Transcribe the material in full. Nothing should differ except that the pictures are left out.

--- start ---

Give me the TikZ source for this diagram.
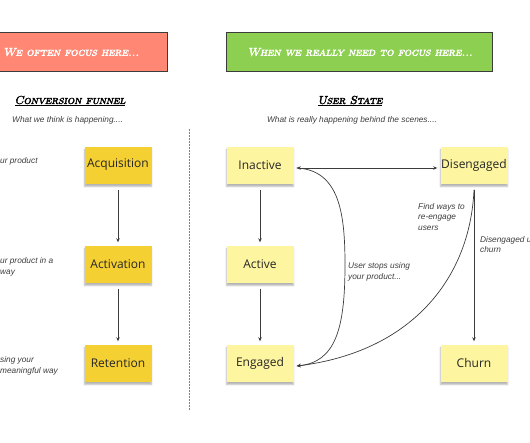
\documentclass[tikz,border=0pt]{standalone}
\usepackage{fontspec}
\newfontfamily\boxfont{Open Sans}
\newfontfamily\notefont{Liberation Sans}
\newfontfamily\hdfont[FakeBold=3,FakeSlant=0.2]{lmromancaps10-regular.otf}
\usetikzlibrary{arrows.meta,shadows.blur}
\definecolor{redbox}{RGB}{255,135,115}
\definecolor{greenbox}{RGB}{141,207,80}
\definecolor{ydark}{RGB}{245,208,50}
\definecolor{ylight}{RGB}{253,245,160}
\definecolor{notegray}{RGB}{60,60,60}
\definecolor{linegray}{RGB}{60,60,60}
\begin{document}
\begin{tikzpicture}[x=1pt,y=-1pt,
  banner/.style={draw=linegray, line width=0.8pt, inner sep=0pt, anchor=north west},
  bannertext/.style={font=\hdfont\fontsize{11.5}{13}\selectfont, text=white, inner sep=0pt},
  heading/.style={font=\hdfont\fontsize{11.5}{13}\selectfont, text=black, inner sep=0pt},
  sticky/.style={minimum width=67pt, minimum height=37pt, inner sep=0pt,
    font=\boxfont\fontsize{12}{14}\selectfont, text=black!85,
    blur shadow={shadow xshift=0pt, shadow yshift=-3pt, shadow opacity=30, shadow blur steps=4}},
  darky/.style={sticky, fill=ydark},
  lighty/.style={sticky, fill=ylight},
  note/.style={font=\notefont\itshape\fontsize{8.3}{10.8}\selectfont, text=notegray, inner sep=0pt, align=left},
  conn/.style={draw=linegray, line width=0.7pt, -{Stealth[length=4pt,width=3.5pt]}},
  biconn/.style={draw=linegray, line width=0.7pt, {Stealth[length=4pt,width=3.5pt]}-{Stealth[length=4pt,width=3.5pt]}},
  divider/.style={draw=gray, line width=0.8pt, dash pattern=on 1.5pt off 1.5pt}
]
\useasboundingbox (0,0) rectangle (530,442);
% banners
\node[banner, fill=redbox, minimum width=170pt, minimum height=39pt] (red) at (-3,32) {};
\node[bannertext] (redt) at (71,52) {We often focus here...};
\node[banner, fill=greenbox, minimum width=266pt, minimum height=39pt] (green) at (226,32) {};
\node[bannertext] (greent) at (360,52) {When we really need to focus here...};
% headings
\node[heading] (cf) at (70,101) {\underline{Conversion funnel}};
\node[heading] (us) at (350,101) {\underline{User State}};
\node[note, anchor=west] (cfsub) at (12,120) {What we think is happening....};
\node[note] (ussub) at (352,120) {What is really happening behind the scenes....};
% divider
\coordinate (dtop) at (189,129);
\coordinate (dbot) at (189,411);
\draw[divider] (dtop) -- (dbot);
% left funnel
\node[darky] (acq) at (118,165) {Acquisition};
\node[darky] (act) at (118,264) {Activation};
\node[darky] (ret) at (118,363) {Retention};
\draw[conn] ([yshift=-6pt]acq.south) -- ([yshift=3pt]act.north);
\draw[conn] ([yshift=-6pt]act.south) -- ([yshift=3pt]ret.north);
\node[note, anchor=west] (n1) at (0,161) {ur product};
\node[note, anchor=west] (n2) at (0,266.5) {ur product in a\\way};
\node[note, anchor=west] (n3) at (0,365.5) {sing your\\meaningful way};
% user state
\node[lighty] (inact) at (260,165) {Inactive};
\node[lighty] (active) at (260,264) {Active};
\node[lighty] (eng) at (260,363) {Engaged};
\node[lighty] (dis) at (474,165) {Disengaged};
\node[lighty] (churn) at (474,363) {Churn};
\draw[conn] ([yshift=-6pt]inact.south) -- ([yshift=3pt]active.north);
\draw[conn] ([yshift=-6pt]active.south) -- ([yshift=3pt]eng.north);
\draw[biconn] ([xshift=3pt,yshift=-3pt]inact.east) -- ([xshift=-3pt,yshift=-3pt]dis.west);
\draw[conn] ([yshift=-6pt]dis.south) -- ([yshift=3pt]churn.north);
\draw[conn] ([xshift=3pt,yshift=-3pt]inact.east) .. controls (340,170) and (345,215) .. (345,265)
   .. controls (345,330) and (335,362) .. ([xshift=3pt,yshift=-3pt]eng.east);
\draw[conn] ([yshift=-6pt]dis.south) .. controls (470,280) and (410,352) .. ([xshift=3pt,yshift=-3pt]eng.east);
\node[note, anchor=west] (n4) at (348,272) {User stops using\\your product...};
\node[note, anchor=west] (n5) at (418,217) {Find ways to\\re-engage\\users};
\node[note, anchor=west] (n6) at (480,244.5) {Disengaged u\\churn};
\end{tikzpicture}
\end{document}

--- end ---

EXPECTED OUTPUT ▸
Give me the TikZ source for this diagram.
\documentclass[tikz,border=0pt]{standalone}
\usepackage{fontspec}
\newfontfamily\boxfont{Open Sans}
\newfontfamily\notefont{Liberation Sans}
\newfontfamily\hdfont[FakeBold=3,FakeSlant=0.2]{lmromancaps10-regular.otf}
\usetikzlibrary{arrows.meta,shadows.blur}
\definecolor{redbox}{RGB}{255,135,115}
\definecolor{greenbox}{RGB}{141,207,80}
\definecolor{ydark}{RGB}{245,208,50}
\definecolor{ylight}{RGB}{253,245,160}
\definecolor{notegray}{RGB}{60,60,60}
\definecolor{linegray}{RGB}{60,60,60}
\begin{document}
\begin{tikzpicture}[x=1pt,y=-1pt,
  banner/.style={draw=linegray, line width=0.8pt, inner sep=0pt, anchor=north west},
  bannertext/.style={font=\hdfont\fontsize{11.5}{13}\selectfont, text=white, inner sep=0pt},
  heading/.style={font=\hdfont\fontsize{11.5}{13}\selectfont, text=black, inner sep=0pt},
  sticky/.style={minimum width=67pt, minimum height=37pt, inner sep=0pt,
    font=\boxfont\fontsize{12}{14}\selectfont, text=black!85,
    blur shadow={shadow xshift=0pt, shadow yshift=-3pt, shadow opacity=30, shadow blur steps=4}},
  darky/.style={sticky, fill=ydark},
  lighty/.style={sticky, fill=ylight},
  note/.style={font=\notefont\itshape\fontsize{8.3}{10.8}\selectfont, text=notegray, inner sep=0pt, align=left},
  conn/.style={draw=linegray, line width=0.7pt, -{Stealth[length=4pt,width=3.5pt]}},
  biconn/.style={draw=linegray, line width=0.7pt, {Stealth[length=4pt,width=3.5pt]}-{Stealth[length=4pt,width=3.5pt]}},
  divider/.style={draw=gray, line width=0.8pt, dash pattern=on 1.5pt off 1.5pt}
]
\useasboundingbox (0,0) rectangle (530,442);
% banners
\node[banner, fill=redbox, minimum width=170pt, minimum height=39pt] (red) at (-3,32) {};
\node[bannertext] (redt) at (71,52) {We often focus here...};
\node[banner, fill=greenbox, minimum width=266pt, minimum height=39pt] (green) at (226,32) {};
\node[bannertext] (greent) at (360,52) {When we really need to focus here...};
% headings
\node[heading] (cf) at (70,101) {\underline{Conversion funnel}};
\node[heading] (us) at (350,101) {\underline{User State}};
\node[note, anchor=west] (cfsub) at (12,120) {What we think is happening....};
\node[note] (ussub) at (352,120) {What is really happening behind the scenes....};
% divider
\coordinate (dtop) at (189,129);
\coordinate (dbot) at (189,411);
\draw[divider] (dtop) -- (dbot);
% left funnel
\node[darky] (acq) at (118,165) {Acquisition};
\node[darky] (act) at (118,264) {Activation};
\node[darky] (ret) at (118,363) {Retention};
\draw[conn] ([yshift=-6pt]acq.south) -- ([yshift=3pt]act.north);
\draw[conn] ([yshift=-6pt]act.south) -- ([yshift=3pt]ret.north);
\node[note, anchor=west] (n1) at (0,161) {ur product};
\node[note, anchor=west] (n2) at (0,266.5) {ur product in a\\way};
\node[note, anchor=west] (n3) at (0,365.5) {sing your\\meaningful way};
% user state
\node[lighty] (inact) at (260,165) {Inactive};
\node[lighty] (active) at (260,264) {Active};
\node[lighty] (eng) at (260,363) {Engaged};
\node[lighty] (dis) at (474,165) {Disengaged};
\node[lighty] (churn) at (474,363) {Churn};
\draw[conn] ([yshift=-6pt]inact.south) -- ([yshift=3pt]active.north);
\draw[conn] ([yshift=-6pt]active.south) -- ([yshift=3pt]eng.north);
\draw[biconn] ([xshift=3pt,yshift=-3pt]inact.east) -- ([xshift=-3pt,yshift=-3pt]dis.west);
\draw[conn] ([yshift=-6pt]dis.south) -- ([yshift=3pt]churn.north);
\draw[conn] ([xshift=3pt,yshift=-3pt]inact.east) .. controls (340,170) and (345,215) .. (345,265)
   .. controls (345,330) and (335,362) .. ([xshift=3pt,yshift=-3pt]eng.east);
\draw[conn] ([yshift=-6pt]dis.south) .. controls (470,280) and (410,352) .. ([xshift=3pt,yshift=-3pt]eng.east);
\node[note, anchor=west] (n4) at (348,272) {User stops using\\your product...};
\node[note, anchor=west] (n5) at (418,217) {Find ways to\\re-engage\\users};
\node[note, anchor=west] (n6) at (480,244.5) {Disengaged u\\churn};
\end{tikzpicture}
\end{document}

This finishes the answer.